Opinião: Missão cumprida no México? Longe disso
A notícia se espalhou como um rastilho de pólvora pela imprensa. Tão espetacular como a fuga, há seis meses, foi a recaptura. Ao tentar escapar pela rede de esgoto de Sinaloa, Joaquín "el Chapo" Guzmán, o traficante de drogas mais procurado do mundo, foi preso neste 8 de janeiro pela Marinha do México e pela DEA dos Estados Unidos. Sem dúvida, a história desse homem com predileção por túneis está destinada a virar filme.
Ele mesmo trabalhava, segundo a imprensa, num roteiro autobiográfico. Agora ele não poderá mais ser o ator principal, mas, de sua cela na prisão de segurança máxima de Almoloya, poderá acompanhar a estreia, nesta semana, da primeira parte de A fuga do século. Ele poderá fazer suas críticas e sugestões ao diretor – será uma saga de quatro capítulos, que, quem sabe, poderá ter alguns mais.
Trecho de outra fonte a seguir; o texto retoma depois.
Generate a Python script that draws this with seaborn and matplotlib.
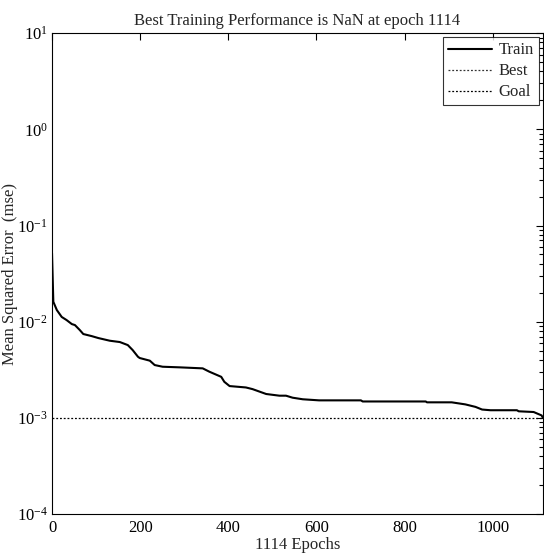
import numpy as np
import pandas as pd
import matplotlib
matplotlib.use("Agg")
import matplotlib.pyplot as plt
import seaborn as sns
from matplotlib.ticker import LogLocator, NullFormatter, FixedLocator

# Data
epochs = [0, 3, 11, 22, 33, 45, 52, 63, 71, 90, 105, 131, 154, 172, 183, 195, 199,
          222, 233, 251, 290, 342, 357, 384, 391, 403, 440, 455, 486, 516, 531,
          546, 569, 606, 701, 705, 848, 851, 907, 938, 961, 976, 995, 1055,
          1059, 1093, 1111, 1114]
train_mse = [0.0516, 0.0161, 0.0132, 0.0112, 0.0104, 0.00944, 0.00922, 0.00819,
             0.00744, 0.00708, 0.00676, 0.00634, 0.00614, 0.00571, 0.00507,
             0.00432, 0.00419, 0.00393, 0.00354, 0.00340, 0.00335, 0.00327,
             0.00302, 0.00267, 0.00237, 0.00214, 0.00207, 0.00199, 0.00177,
             0.00170, 0.00170, 0.00162, 0.00156, 0.00152, 0.00152, 0.00148,
             0.00148, 0.00145, 0.00145, 0.00138, 0.00130, 0.00122, 0.00120,
             0.00120, 0.00117, 0.00115, 0.00106, 0.00100]
goal_value = 1e-3
best_value = float("nan")
best_epoch = 1114
title_text = "Best Training Performance is NaN at epoch 1114"
x_label = "1114 Epochs"
y_label = "Mean Squared Error  (mse)"
x_ticks = [0, 200, 400, 600, 800, 1000]

sns.set_theme(style="white")
plt.rcParams["font.family"] = ["Liberation Serif", "DejaVu Serif"]
plt.rcParams["mathtext.fontset"] = "custom"
plt.rcParams["mathtext.rm"] = "Liberation Serif"

fig = plt.figure(figsize=(5.44, 5.53), dpi=100)
ax = fig.add_axes([0.0956, 0.0705, 0.9024, 0.8695])

df = pd.DataFrame({"Epoch": epochs, "MSE": train_mse})
sns.lineplot(data=df, x="Epoch", y="MSE", ax=ax, color="black", linewidth=1.5,
             label="Train")
ax.plot([best_epoch, best_epoch], [best_value, best_value], color="#333333",
        linestyle=(0, (1.5, 1.5)), linewidth=0.9, label="Best")
ax.axhline(goal_value, color="black", linestyle=(0, (1.5, 1.5)), linewidth=0.9,
           label="Goal")

ax.set_yscale("log")
ax.set_xlim(0, 1114)
ax.set_ylim(1e-4, 1e1)
ax.xaxis.set_major_locator(FixedLocator(x_ticks))
ax.yaxis.set_major_locator(LogLocator(base=10, numticks=10))
ax.yaxis.set_minor_locator(LogLocator(base=10, subs=np.arange(2, 10), numticks=20))
ax.yaxis.set_minor_formatter(NullFormatter())

ax.tick_params(axis="both", which="both", direction="in", top=True, right=True,
               colors="black", labelsize=12, width=0.8)
ax.tick_params(axis="both", which="major", length=5, pad=4)
ax.tick_params(axis="y", which="major", pad=3)
ax.tick_params(axis="y", which="minor", length=3)
for s in ax.spines.values():
    s.set_color("black")
    s.set_linewidth(0.8)

ax.set_title(title_text, fontsize=12, pad=6)
ax.set_xlabel(x_label, fontsize=12, labelpad=1)
ax.set_ylabel(y_label, fontsize=12)
ax.yaxis.set_label_coords(-0.070, 0.5)

leg = ax.legend(loc="upper right", fontsize=12, frameon=True, fancybox=False,
                edgecolor="black", borderpad=0.3, labelspacing=0.3,
                handlelength=2.6, handletextpad=0.4, borderaxespad=0.25)
leg.get_frame().set_linewidth(0.8)

fig.savefig("out.png", dpi=100)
Os Estados Unidos pediram há muito tempo a extradição do "Chapo", que acusam de assassinato, sequestro e contrabando de drogas. A imprensa mexicana especula que pode demorar muito até que a extradição aconteça, se é que algum dia acontecerá. É tempo suficiente, portanto, para uma terceira fuga e alguns capítulos extras na saga do traficante. Ou, em outras palavras, mais circo para o público nacional e internacional. Por hora, isso é tudo que se tem.
Numa breve declaração à população, o presidente mexicano, Enrique Peña Nieto, chamou a captura do fugitivo de "vitória do Estado de Direito e uma ação contra a impunidade". Ele acrescentou: "Hoje, nossas instituições demonstraram mais uma vez que os cidadãos podem confiar nelas."
"El Chapo" não é mais do que um nó – grande, sem dúvida, mas apenas um entre muitos – no emaranhado de um país cada vez mais dominado pelos traficantes. Sua recaptura é certamente um fato positivo, mas não muda nada: não diminui a venda de drogas, não reduz o número de sequestros, tampouco a violência.
Se o governo mexicano quiser realmente recuperar a confiança dos cidadãos em suas instituições, serão necessárias ações verdadeiras contra a impunidade. Ele poderia começar esclarecendo os acontecimentos de 30 de junho de 2014 em Tlatlaya, de 26 de setembro de 2014 em Ayotzinapa e de 6 de janeiro de 2015 em Apatzingán. Não são nem os mais obscuros nem os mais sangrentos, mas são os mais recentes e um bom início para enfrentar os crimes contra a humanidade que seguem impunes.
São necessários esforços muito maiores para superar o desprestígio do governo mexicano e recuperar o apoio de um povo cuja maior esperança é que se ponha um fim a essa longa saga de sangue. Só então será possível dizer "missão cumprida!".